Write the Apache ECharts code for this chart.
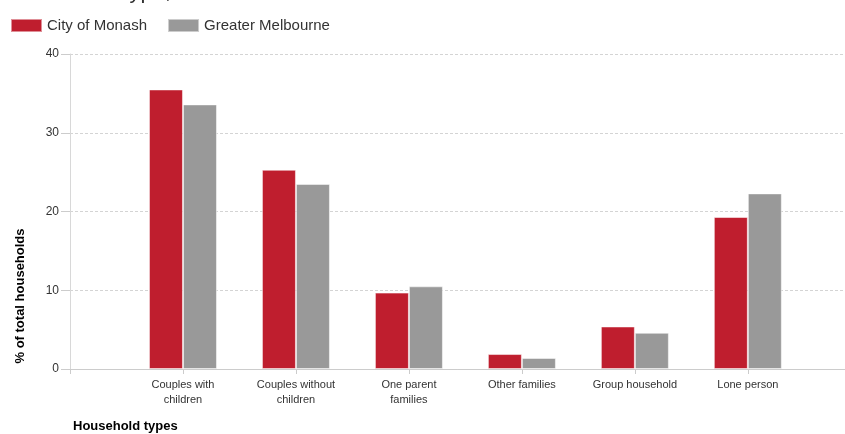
<!DOCTYPE html>
<html>
<head>
<meta charset="utf-8">
<style>
  html, body { margin: 0; padding: 0; background: #fff; }
  #chart { width: 845px; height: 434px; }
</style>
<script src="https://cdn.jsdelivr.net/npm/echarts@6/dist/echarts.min.js"></script>
</head>
<body>
<div id="chart"></div>
<script>
// household types (x axis)
const categories = [
  'Couples with\nchildren',
  'Couples without\nchildren',
  'One parent\nfamilies',
  'Other families',
  'Group household',
  'Lone person'
]
// % of total households
const monash = [35.5, 25.3, 9.7, 1.9, 5.4, 19.3]
const melbourne = [33.6, 23.5, 10.5, 1.4, 4.6, 22.3]
const yTicks = [0, 10, 20, 30, 40]

const chart = echarts.init(document.getElementById('chart'))

const toPoints = arr => arr.map((v, i) => [i, v])

const option = {
  animation: false,
  textStyle: { fontFamily: 'Arial, "Liberation Sans", sans-serif' },
  title: {
    text: 'Household type, 2011',
    left: 7,
    top: -24,
    textStyle: { fontSize: 22, fontWeight: 'normal', color: '#333' }
  },
  legend: {
    left: 5,
    top: 13,
    icon: 'rect',
    itemWidth: 31,
    itemHeight: 13,
    itemGap: 20,
    textStyle: { fontSize: 15, color: '#333' },
    data: ['City of Monash', 'Greater Melbourne']
  },
  grid: {
    left: 70,
    right: 0,
    top: 54,
    bottom: 65
  },
  xAxis: {
    type: 'value',
    min: -1,
    max: 5.86,
    interval: 1,
    axisLine: { show: true, onZero: false, lineStyle: { color: '#ccc' } },
    axisTick: { show: true, length: 5, lineStyle: { color: '#ccc' } },
    splitLine: { show: false },
    axisLabel: {
      margin: 8,
      color: '#333',
      fontSize: 11,
      lineHeight: 15,
      showMaxLabel: false,
      formatter: v => categories[v] || ''
    }
  },
  yAxis: {
    type: 'value',
    min: yTicks[0],
    max: yTicks[yTicks.length - 1],
    interval: 10,
    axisLine: { show: true, onZero: false, lineStyle: { color: '#d8d8d8' } },
    axisTick: { show: true, length: 9, lineStyle: { color: '#ccc' } },
    axisLabel: { color: '#333', fontSize: 12, margin: 11 },
    splitLine: { lineStyle: { color: '#d4d4d4', type: [3, 2] } }
  },
  graphic: [
    {
      type: 'text',
      left: 73,
      top: 420,
      style: {
        text: 'Household types',
        font: 'bold 13px Arial, "Liberation Sans", sans-serif',
        fill: '#000'
      }
    },
    {
      type: 'text',
      x: 20,
      y: 296,
      rotation: Math.PI / 2,
      style: {
        text: '% of total households',
        font: 'bold 13px Arial, "Liberation Sans", sans-serif',
        fill: '#000',
        align: 'center',
        verticalAlign: 'middle'
      }
    }
  ],
  series: [
    {
      name: 'City of Monash',
      type: 'bar',
      barWidth: 34,
      barGap: '0%',
      itemStyle: {
        color: '#BF1E2E',
        borderColor: 'rgba(255,255,255,0.5)',
        borderWidth: 1
      },
      data: toPoints(monash)
    },
    {
      name: 'Greater Melbourne',
      type: 'bar',
      barWidth: 34,
      barGap: '0%',
      itemStyle: {
        color: '#999999',
        borderColor: 'rgba(255,255,255,0.5)',
        borderWidth: 1
      },
      data: toPoints(melbourne)
    }
  ]
}

chart.setOption(option)
</script>
</body>
</html>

## WORK REQUIRED
Everything from the first line of the listing above through the line that contains "const toPoints = arr" is to be restated word for word, minus the pictures.

## ANSWER TO THE EXERCISE
Write the Apache ECharts code for this chart.
<!DOCTYPE html>
<html>
<head>
<meta charset="utf-8">
<style>
  html, body { margin: 0; padding: 0; background: #fff; }
  #chart { width: 845px; height: 434px; }
</style>
<script src="https://cdn.jsdelivr.net/npm/echarts@6/dist/echarts.min.js"></script>
</head>
<body>
<div id="chart"></div>
<script>
// household types (x axis)
const categories = [
  'Couples with\nchildren',
  'Couples without\nchildren',
  'One parent\nfamilies',
  'Other families',
  'Group household',
  'Lone person'
]
// % of total households
const monash = [35.5, 25.3, 9.7, 1.9, 5.4, 19.3]
const melbourne = [33.6, 23.5, 10.5, 1.4, 4.6, 22.3]
const yTicks = [0, 10, 20, 30, 40]

const chart = echarts.init(document.getElementById('chart'))

const toPoints = arr => arr.map((v, i) => [i, v])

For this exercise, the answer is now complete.